Cut the beef into small chunks and sear in a skillet with some lard.  Remove to a plate and set aside.  Add a chopped onion to the skillet and saute until soft then add some garlic.  When the garlic has become fragrant add cumin, crushed mexican oregano and stir to coat the onions well.  Add the beef and then add a couple of tablespoons of carne asada seasoning.  Mix well then add the tomatoes and some broth until you have enough liquid in the skillet to just barely cover the beef mixture.  Simmer it covered for about 20 minutes then remove the lid and simmer for another 15-20 minutes or until the sauce is reduce by half.  Enjoy it with the tostones!

Pumpkin Beef Stew

I bought some beef shanks with the notion of using them in a stew at some point.  Yesterday I finally got around to it.  I bought a pumpkin and thought I'd use in a stew or in my omelette like I use butternut squash.  Well, needless to say I didn't like prepping the pumpkin.  It was more difficult than butternut squash but maybe I just love butternut squash more.  With the help of my Mom, which means I passed the work off to her, the pumpkin got peeled, seeded and cut into chunks.  I cut the meat off the shank bones and seared it in a skillet that had rendered bacon fat in it.  I also chopped an onion and sauteed that in the skillet.  I put the chopped bacon, onion, beef chunks, pumpkin and shank bones (with morrow) in a crock pot with beef broth, a bouquet garni and some sage.  I let it cook away until the meat was tender, the morrow melted and the pumpkin soft.

Coconut Carrots

This is a quick carrot dish that allowed me to use up the coconut liquid I'd been saving after skimming the cream out of the cans.  I don't usually cook with butter but I was at my parent's place and they don't have all the pantry items that I do.  So, I put a big pat in the skillet tonight.  If you don't use dairy I suppose you could use coconut oil which is probably what I would use when I'm at home.  I just peeled the carrots and sliced them in half length wise then cut them in half inch diagonal chunks.  I put them in the skillet with the butter and let them cook until they were starting to brown a little then I added about a quarter cup of chicken stock and the coconut liquid (which was reserved from two cans of coconut milk after removing the cream).  I covered it and let it bubble away until the carrots were soft then I removed the lid and let it simmer until the sauce was reduced to a thick caramelized cream.  Quite delicious!!

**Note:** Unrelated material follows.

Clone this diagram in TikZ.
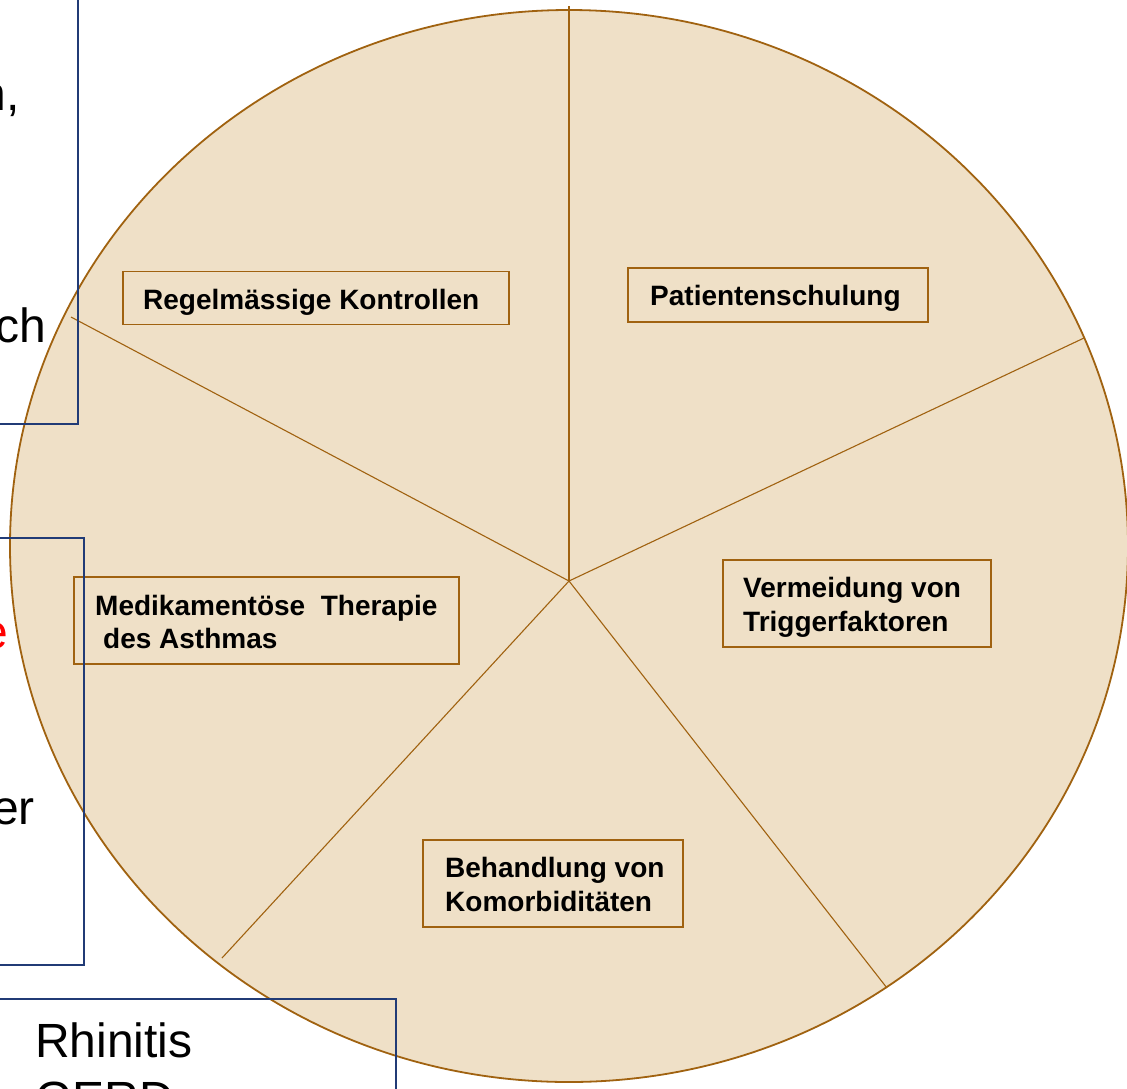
\documentclass[tikz,border=0pt]{standalone}
\usepackage{fontspec}
\setmainfont{Liberation Sans}
\definecolor{beige}{RGB}{239,224,199}
\definecolor{brn}{RGB}{160,98,16}
\definecolor{navy}{RGB}{33,59,118}
\definecolor{redtxt}{RGB}{255,0,0}
\begin{document}
\begin{tikzpicture}[x=1pt,y=-1pt,
  lblbox/.style={draw=brn,line width=1.8pt,fill=beige,inner sep=0pt},
  lbltxt/.style={anchor=base west,inner sep=0pt,font=\bfseries\fontsize{28}{34}\selectfont},
  bigtxt/.style={anchor=base west,inner sep=0pt,font=\fontsize{48}{58}\selectfont},
  bigtxtr/.style={anchor=base east,inner sep=0pt,font=\fontsize{48}{58}\selectfont},
  spoke/.style={draw=brn,line width=1.1pt},
  bluebox/.style={draw=navy,line width=1.8pt}]
\useasboundingbox (0,0) rectangle (1127,1088);
\clip (0,0) rectangle (1127,1088);
% wheel
\fill[beige] (569,546) ellipse [x radius=559, y radius=536];
\draw[brn,line width=1.8pt] (569,546) ellipse [x radius=559, y radius=536];
\coordinate (hub) at (569,581);
\coordinate (s1) at (569,6);
\coordinate (s2) at (1084,338);
\coordinate (s3) at (887,988);
\coordinate (s4) at (222,958);
\coordinate (s5) at (71,317);
\foreach \s in {s1,s2,s3,s4,s5} \draw[spoke] (hub) -- (\s);
% label boxes
\node[lblbox,minimum width=386,minimum height=53] (b1) at (316,298) {};
\node[lbltxt] (t1) at (143,309) {Regelmässige Kontrollen};
\node[lblbox,minimum width=300,minimum height=54] (b2) at (778,295) {};
\node[lbltxt] (t2) at (650,305) {Patientenschulung};
\node[lblbox,minimum width=268,minimum height=87] (b3) at (857,603.5) {};
\node[lbltxt] (t3a) at (743,597) {Vermeidung von};
\node[lbltxt] (t3b) at (743,631) {Triggerfaktoren};
\node[lblbox,minimum width=260,minimum height=87] (b4) at (553,883.5) {};
\node[lbltxt] (t4a) at (445,877) {Behandlung von};
\node[lbltxt] (t4b) at (445,911) {Komorbiditäten};
\node[lblbox,minimum width=385,minimum height=87] (b5) at (266.5,620.5) {};
\node[lbltxt] (t5a) at (95,615) {Medikamentöse\ \ Therapie};
\node[lbltxt] (t5b) at (103,648) {des Asthmas};
% left text boxes
\node[bigtxtr] (x1) at (20,110) {n,};
\node[bigtxtr] (x2) at (46,342) {ch};
\node[bigtxtr,text=redtxt] (x3) at (8,648) {e};
\node[bigtxtr] (x4) at (35,824) {er};
\node[bigtxt] (x5) at (35,1057) {Rhinitis};
\node[bigtxt] (x6) at (35,1115) {GERD};
\draw[bluebox] (-10,-10) rectangle (78,424);
\draw[bluebox] (-10,538) rectangle (84,965);
\draw[bluebox] (-10,999) rectangle (396,1100);
\end{tikzpicture}
\end{document}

I like making omelett muffins, spanish tortillas, frittatas or whatever else they are known by.  I just like having my breakfast made ahead of time so all I have to do is gently heat it in the morning.  It saves me time in the morning and I like that.  I can go to the pool without getting up extra early and on the mornings I don't go to the pool I can either sleep in a little bit or spend the morning relaxing before I go in to work.

The good thing about these omelette type dishes is that they are all quite easy to make and can be loaded with whatever you like.  This omelette is loaded with butternut squash, green & red bell peppers, onions and sausage.  Just saute it all up first and pour the scrambled eggs over the top and let it cook on low.  Towards the end pop your oven/broiler proof skillet under the broiler and let it finish cooking.  Voila!!  Breakfast for the work week is complete!